▼

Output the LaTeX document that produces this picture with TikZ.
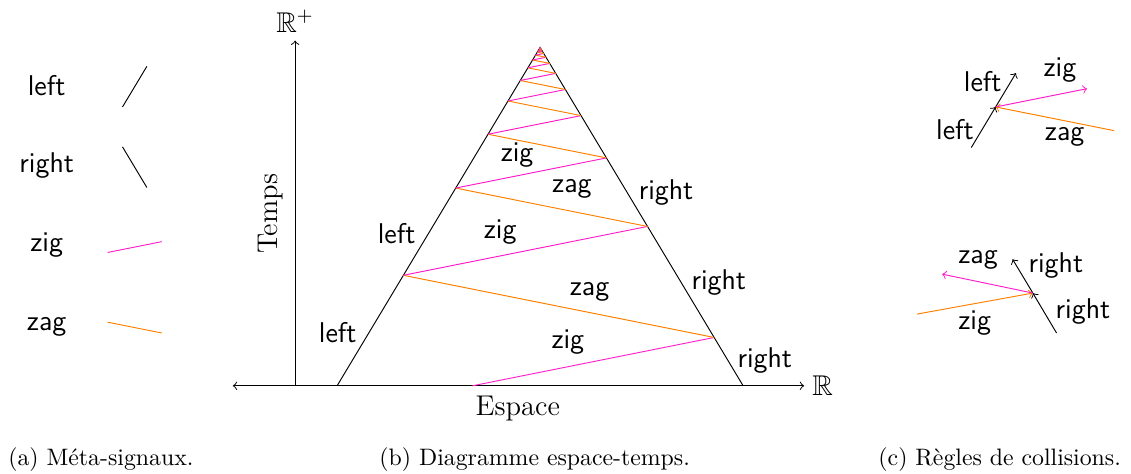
\documentclass[tikz,border=0pt]{standalone}
\usepackage{amssymb}
\usetikzlibrary{calc}
\definecolor{zigpink}{RGB}{255, 30, 200}
\definecolor{zagorange}{RGB}{255, 128, 0}

\begin{document}
\begin{tikzpicture}[
      >=to,
      lbl/.style={font=\large\sffamily},
      axlbl/.style={font=\large},
      captxt/.style={font=\normalsize},
      sig/.style={draw=black},
      zig/.style={draw=zigpink},
      zag/.style={draw=zagorange}
  ]
  \useasboundingbox (0,0) rectangle (16.71,7.0);

  % (a) Meta-signaux
  \node[lbl] (la) at (0.69,5.73) {left};
  \node[lbl] (ra) at (0.69,4.56) {right};
  \node[lbl] (zia) at (0.69,3.38) {zig};
  \node[lbl] (zaa) at (0.69,2.17) {zag};
  \draw[sig] (1.81,5.42) -- (2.17,6.02);
  \draw[sig] (1.81,4.83) -- (2.17,4.23);
  \draw[zig] (1.59,3.27) -- (2.39,3.43);
  \draw[zag] (1.59,2.24) -- (2.39,2.08);
  \node[captxt] (capa) at (1.49,0.21) {(a) M\'eta-signaux.};

  % (b) Diagramme espace-temps
  \coordinate (o) at (4.36,1.3);
  \coordinate (xl) at (3.44,1.3);
  \coordinate (xr) at (11.88,1.3);
  \coordinate (yt) at (4.36,6.4);
  \draw[<->] (xl) -- (xr) node[right, axlbl] (rr) {$\mathbb{R}$};
  \draw[->] (o) -- (yt) node[above, axlbl] (rp) {$\mathbb{R}^+$};
  \node[axlbl] (esp) at (7.65,0.97) {Espace};
  \node[axlbl, rotate=90] (tps) at (4.0,3.84) {Temps};

  \coordinate (L) at (4.98,1.3);
  \coordinate (R) at (10.98,1.3);
  \coordinate (A) at (7.98,6.3);
  \draw[sig] (L) -- (A) -- (R);

  % zig-zag, ratio 11/14 at each bounce
  \draw[zig] ($(L)!1/3!(R)$) -- ($(A)!6/7!(R)$);
  \foreach \n in {0,...,14} {
    \pgfmathsetmacro{\sr}{6/7*(11/14)^(2*\n)}
    \pgfmathsetmacro{\tl}{6/7*(11/14)^(2*\n+1)}
    \pgfmathsetmacro{\sn}{6/7*(11/14)^(2*\n+2)}
    \draw[zag] ($(A)!\sr!(R)$) -- ($(A)!\tl!(L)$);
    \draw[zig] ($(A)!\tl!(L)$) -- ($(A)!\sn!(R)$);
  }

  \node[lbl] (zb1) at (8.39,1.94) {zig};
  \node[lbl] (zb2) at (8.71,2.69) {zag};
  \node[lbl] (zb3) at (7.39,3.57) {zig};
  \node[lbl] (zb4) at (8.45,4.21) {zag};
  \node[lbl] (zb5) at (7.64,4.71) {zig};
  \node[lbl] (lb1) at (4.99,2.08) {left};
  \node[lbl] (lb2) at (5.86,3.55) {left};
  \node[lbl] (rb1) at (11.30,1.67) {right};
  \node[lbl] (rb2) at (10.62,2.82) {right};
  \node[lbl] (rb3) at (9.84,4.15) {right};
  \node[captxt] (capb) at (7.90,0.21) {(b) Diagramme espace-temps.};

  % (c) Regles de collisions
  \coordinate (c1) at (14.71,5.42);
  \coordinate (c1l) at (14.35,4.82);
  \coordinate (c1u) at (15.01,5.92);
  \coordinate (c1z) at (16.06,5.69);
  \coordinate (c1a) at (16.46,5.07);
  \draw[sig, ->] (c1l) -- (c1);
  \draw[zag, ->] (c1a) -- (c1);
  \draw[sig, ->] (c1) -- (c1u);
  \draw[zig, ->] (c1) -- (c1z);
  \node[lbl] (lc1) at (14.52,5.79) {left};
  \node[lbl] (lc2) at (14.11,5.08) {left};
  \node[lbl] (zc1) at (15.66,5.97) {zig};
  \node[lbl] (zc2) at (15.73,4.98) {zag};

  \coordinate (c2) at (15.26,2.67);
  \coordinate (c2l) at (15.61,2.08);
  \coordinate (c2u) at (14.96,3.17);
  \coordinate (c2z) at (13.92,2.95);
  \coordinate (c2a) at (13.55,2.36);
  \draw[sig, ->] (c2l) -- (c2);
  \draw[zag, ->] (c2a) -- (c2);
  \draw[sig, ->] (c2) -- (c2u);
  \draw[zig, ->] (c2) -- (c2z);
  \node[lbl] (zc3) at (14.45,3.16) {zag};
  \node[lbl] (rc1) at (15.60,3.08) {right};
  \node[lbl] (rc2) at (16.00,2.40) {right};
  \node[lbl] (zc4) at (14.40,2.23) {zig};
  \node[captxt] (capc) at (14.77,0.21) {(c) R\`egles de collisions.};

  \end{tikzpicture}
\end{document}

▲

_EXERCISE GOAL_.
Restate the material word for word from its first line through the line containing "(capa) at (1.49,0.21)", both included; the pictures do not belong in it.

_ANSWER TO THIS PROBLEM_.
Output the LaTeX document that produces this picture with TikZ.
\documentclass[tikz,border=0pt]{standalone}
\usepackage{amssymb}
\usetikzlibrary{calc}
\definecolor{zigpink}{RGB}{255, 30, 200}
\definecolor{zagorange}{RGB}{255, 128, 0}

\begin{document}
\begin{tikzpicture}[
      >=to,
      lbl/.style={font=\large\sffamily},
      axlbl/.style={font=\large},
      captxt/.style={font=\normalsize},
      sig/.style={draw=black},
      zig/.style={draw=zigpink},
      zag/.style={draw=zagorange}
  ]
  \useasboundingbox (0,0) rectangle (16.71,7.0);

  % (a) Meta-signaux
  \node[lbl] (la) at (0.69,5.73) {left};
  \node[lbl] (ra) at (0.69,4.56) {right};
  \node[lbl] (zia) at (0.69,3.38) {zig};
  \node[lbl] (zaa) at (0.69,2.17) {zag};
  \draw[sig] (1.81,5.42) -- (2.17,6.02);
  \draw[sig] (1.81,4.83) -- (2.17,4.23);
  \draw[zig] (1.59,3.27) -- (2.39,3.43);
  \draw[zag] (1.59,2.24) -- (2.39,2.08);
  \node[captxt] (capa) at (1.49,0.21) {(a) M\'eta-signaux.};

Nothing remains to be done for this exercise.